Mean field dynamics of graphs I: Evolution of probabilistic cellular automata for random and small-world graphs

TL;DR

This paper develops a mean field approach to analyze the dynamics of probabilistic cellular automata on random and small-world graphs, providing insights into phase transitions and complex behaviors in network models relevant to psychopathology.

Contribution

It extends mean field theory to non-regular graphs, enabling analysis of complex network dynamics and phase transitions in probabilistic cellular automata.

Findings

Mean field approximation accurately predicts dynamics across different graph sizes.

Bifurcation diagrams reveal phase transitions in network behavior.

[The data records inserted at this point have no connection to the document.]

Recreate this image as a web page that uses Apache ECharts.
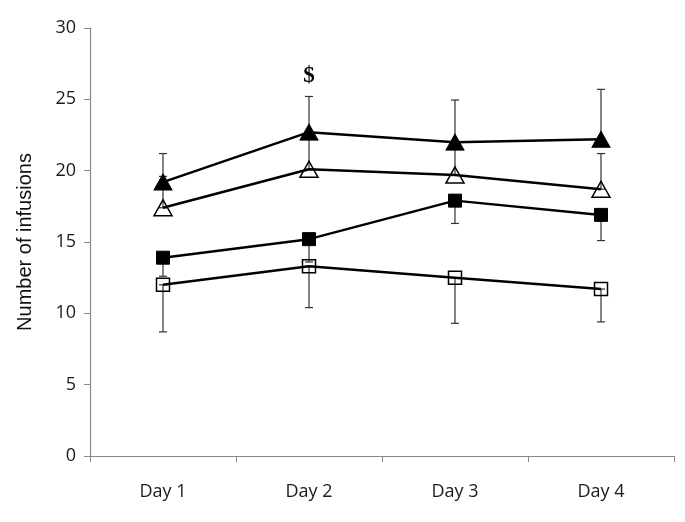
<!DOCTYPE html>
<html>
<head>
<meta charset="utf-8">
<script src="https://cdn.jsdelivr.net/npm/echarts@6/dist/echarts.min.js"></script>
<style>html,body{margin:0;padding:0;background:#fff}#c{width:685px;height:522px}</style>
</head>
<body>
<div id="c"></div>
<script>
var categories = ['Day 1', 'Day 2', 'Day 3', 'Day 4'];
var yTicks = [0, 5, 10, 15, 20, 25, 30];
var filledTri = [19.2, 22.7, 22.0, 22.2];
var filledTriHigh = [21.2, 25.2, 24.95, 25.7];
var openTri = [17.4, 20.1, 19.7, 18.7];
var openTriHigh = [19.6, 22.4, 21.8, 21.2];
var filledSq = [13.9, 15.2, 17.9, 16.9];
var filledSqLow = [12.6, 13.6, 16.3, 15.1];
var openSq = [12.0, 13.3, 12.5, 11.7];
var openSqLow = [8.7, 10.4, 9.3, 9.4];
var annotation = { text: '$', category: 'Day 2', y: 26.6 };

function errData(a, b) {
  return a.map(function (v, i) { return [i, Math.min(v, b[i]), Math.max(v, b[i])]; });
}
function errSeries(a, b) {
  return {
    type: 'custom',
    z: 1,
    silent: true,
    data: errData(a, b),
    renderItem: function (params, api) {
      var x = api.value(0);
      var p1 = api.coord([x, api.value(1)]);
      var p2 = api.coord([x, api.value(2)]);
      var hw = 4;
      var st = { stroke: '#333', lineWidth: 1.2 };
      return {
        type: 'group',
        children: [
          { type: 'line', shape: { x1: p1[0], y1: p1[1], x2: p2[0], y2: p2[1] }, style: st },
          { type: 'line', shape: { x1: p1[0] - hw, y1: p1[1], x2: p1[0] + hw, y2: p1[1] }, style: st },
          { type: 'line', shape: { x1: p2[0] - hw, y1: p2[1], x2: p2[0] + hw, y2: p2[1] }, style: st }
        ]
      };
    }
  };
}
function lineSeries(data, symbol, size, filled, extra) {
  var s = {
    type: 'line',
    z: 3,
    data: data,
    symbol: symbol,
    symbolSize: size,
    showAllSymbol: true,
    lineStyle: { color: '#000', width: 2.5 },
    itemStyle: filled ? { color: '#000', borderColor: '#000', borderWidth: 1 }
                      : { color: 'rgba(255,255,255,0)', borderColor: '#000', borderWidth: 1.5 },
    emphasis: { disabled: true },
    animation: false
  };
  if (extra) for (var k in extra) s[k] = extra[k];
  return s;
}

var chart = echarts.init(document.getElementById('c'));
chart.setOption({
  animation: false,
  grid: { left: 90, right: 11, top: 28, bottom: 66 },
  xAxis: {
    type: 'category',
    data: categories,
    boundaryGap: true,
    axisLine: { lineStyle: { color: '#888', width: 1.2 } },
    axisTick: { show: true, length: 6, lineStyle: { color: '#888' } },
    axisLabel: { color: '#1a1a1a', fontSize: 18, fontFamily: 'Open Sans', margin: 27 }
  },
  yAxis: {
    type: 'value',
    min: yTicks[0],
    max: yTicks[yTicks.length - 1],
    interval: 5,
    name: 'Number of infusions',
    nameLocation: 'middle',
    nameGap: 55,
    nameTextStyle: { color: '#111', fontSize: 20, fontFamily: 'Liberation Sans' },
    axisLine: { show: true, lineStyle: { color: '#888', width: 1.2 } },
    axisTick: { show: true, length: 6, lineStyle: { color: '#888' } },
    splitLine: { show: false },
    axisLabel: { color: '#1a1a1a', fontSize: 18, fontFamily: 'Open Sans', margin: 14 }
  },
  series: [
    errSeries(filledTri, filledTriHigh),
    errSeries(openTri, openTriHigh),
    errSeries(filledSq, filledSqLow),
    errSeries(openSq, openSqLow),
    lineSeries(filledTri, 'triangle', [18, 16], true, {
      markPoint: {
        symbol: 'circle', symbolSize: 1,
        itemStyle: { color: 'rgba(0,0,0,0)' },
        label: { show: true, position: 'inside', formatter: annotation.text, color: '#000',
                 fontSize: 23, fontWeight: 'bold', fontFamily: 'Liberation Serif' },
        data: [{ coord: [annotation.category, annotation.y] }]
      }
    }),
    lineSeries(openTri, 'triangle', [18, 16], false),
    lineSeries(filledSq, 'rect', [13, 13], true),
    lineSeries(openSq, 'rect', [13, 13], false)
  ]
});
</script>
</body>
</html>
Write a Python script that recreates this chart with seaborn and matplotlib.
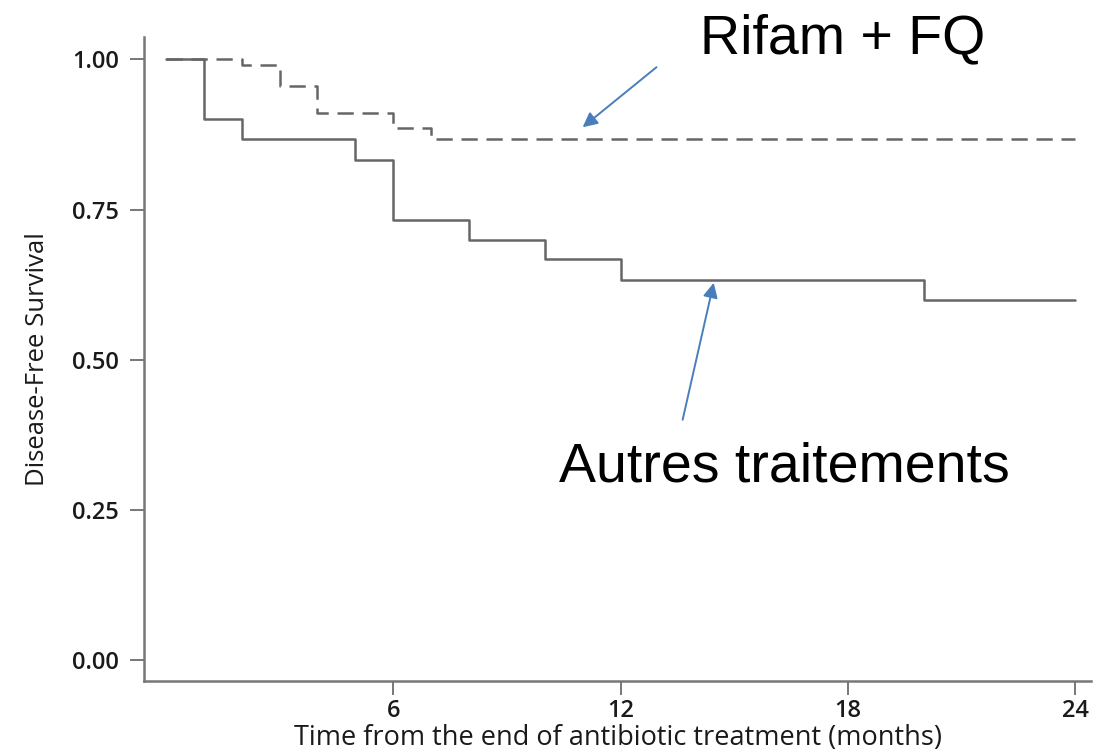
import numpy as np
import pandas as pd
import matplotlib
matplotlib.use("Agg")
import matplotlib.pyplot as plt
import seaborn as sns

# ---- data ----
autres_time = [0, 1, 2, 5, 6, 8, 10, 12, 20, 24]
autres_surv = [1.0, 0.900, 0.867, 0.833, 0.733, 0.700, 0.667, 0.633, 0.600, 0.600]
rifam_time = [0, 2, 3, 4, 6, 7, 24]
rifam_surv = [1.0, 0.99, 0.955, 0.91, 0.885, 0.867, 0.867]
groups = ["Autres traitements", "Rifam + FQ"]
x_ticks = [6, 12, 18, 24]
y_ticks = [0.00, 0.25, 0.50, 0.75, 1.00]
x_label = "Time from the end of antibiotic treatment (months)"
y_label = "Disease-Free Survival"

df = pd.concat([
    pd.DataFrame({"time": autres_time, "surv": autres_surv, "group": groups[0]}),
    pd.DataFrame({"time": rifam_time, "surv": rifam_surv, "group": groups[1]}),
], ignore_index=True)

sns.set_style("ticks")
plt.rcParams["font.family"] = ["Open Sans", "DejaVu Sans"]

fig = plt.figure(figsize=(10.94, 7.52), dpi=100)
ax = fig.add_axes([0.1316, 0.0944, 0.866, 0.857])

line_col = "#666666"
sns.lineplot(data=df, x="time", y="surv", hue="group", style="group",
             palette={groups[0]: line_col, groups[1]: line_col},
             dashes={groups[0]: "", groups[1]: (6.5, 3.5)},
             drawstyle="steps-post", estimator=None, linewidth=1.8,
             legend=False, ax=ax)

ax.set_xlim(-0.58, 24.43)
ax.set_ylim(-0.035, 1.038)
ax.set_xticks(x_ticks)
ax.set_xticklabels([str(t) for t in x_ticks])
ax.set_yticks(y_ticks)
ax.set_yticklabels([f"{t:.2f}" for t in y_ticks])
sns.despine(ax=ax)
for s in ["left", "bottom"]:
    ax.spines[s].set_color("#777777")
    ax.spines[s].set_linewidth(1.8)
ax.tick_params(axis="both", length=10, width=1.4, color="#777777",
               labelsize=17, labelcolor="#1a1a1a")
ax.tick_params(axis="x", pad=3)
ax.tick_params(axis="y", pad=8)
for lab in ax.get_xticklabels() + ax.get_yticklabels():
    lab.set_fontweight("semibold")
ax.set_xlabel(x_label, fontsize=19.5, color="#1a1a1a", labelpad=1)
ax.set_ylabel(y_label, fontsize=18.5, color="#1a1a1a", labelpad=16)

arrow_col = "#4a7ebb"
ax.annotate("", xy=(11.0, 0.887), xytext=(12.95, 0.987),
            arrowprops=dict(arrowstyle="-|>", color=arrow_col, lw=1.4,
                            mutation_scale=22, shrinkA=0, shrinkB=0),
            annotation_clip=False)
ax.annotate("", xy=(14.46, 0.628), xytext=(13.64, 0.40),
            arrowprops=dict(arrowstyle="-|>", color=arrow_col, lw=1.4,
                            mutation_scale=22, shrinkA=0, shrinkB=0),
            annotation_clip=False)
ax.text(17.86, 1.033, groups[1], fontsize=40, family=["Liberation Sans"],
        ha="center", va="center", color="black", clip_on=False)
ax.text(16.33, 0.32, groups[0], fontsize=40, family=["Liberation Sans"],
        ha="center", va="center", color="black", clip_on=False)

fig.savefig("out.png", dpi=100)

The approach offers explanations for sudden behavioral changes in depression models.

Abstract

It was recently shown how graphs can be used to provide descriptions of psychopathologies, where symptoms of, say, depression, affect each other and certain configurations determine whether someone could fall into a sudden depression. To analyse changes over time and characterise possible future behaviour is rather difficult for large graphs. We describe the dynamics of networks using one-dimensional discrete time dynamical systems theory obtained from a mean field approach to (elementary) probabilistic cellular automata (PCA). Often the mean field approach is used on a regular graph (a grid or torus) where each node has the same number of edges and the same probability of becoming active. We show that we can use variations of the mean field of the grid to describe the dynamics of the PCA on a random and small-world graph. Bifurcation diagrams for the mean field of the grid, random, and small-world graphs indicate possible phase transitions for certain parameter settings. Extensive simulations indicate for different graph sizes (number of nodes) that the mean field approximation is accurate. The mean field approach allows us to provide possible explanations of 'jumping' behaviour in depression.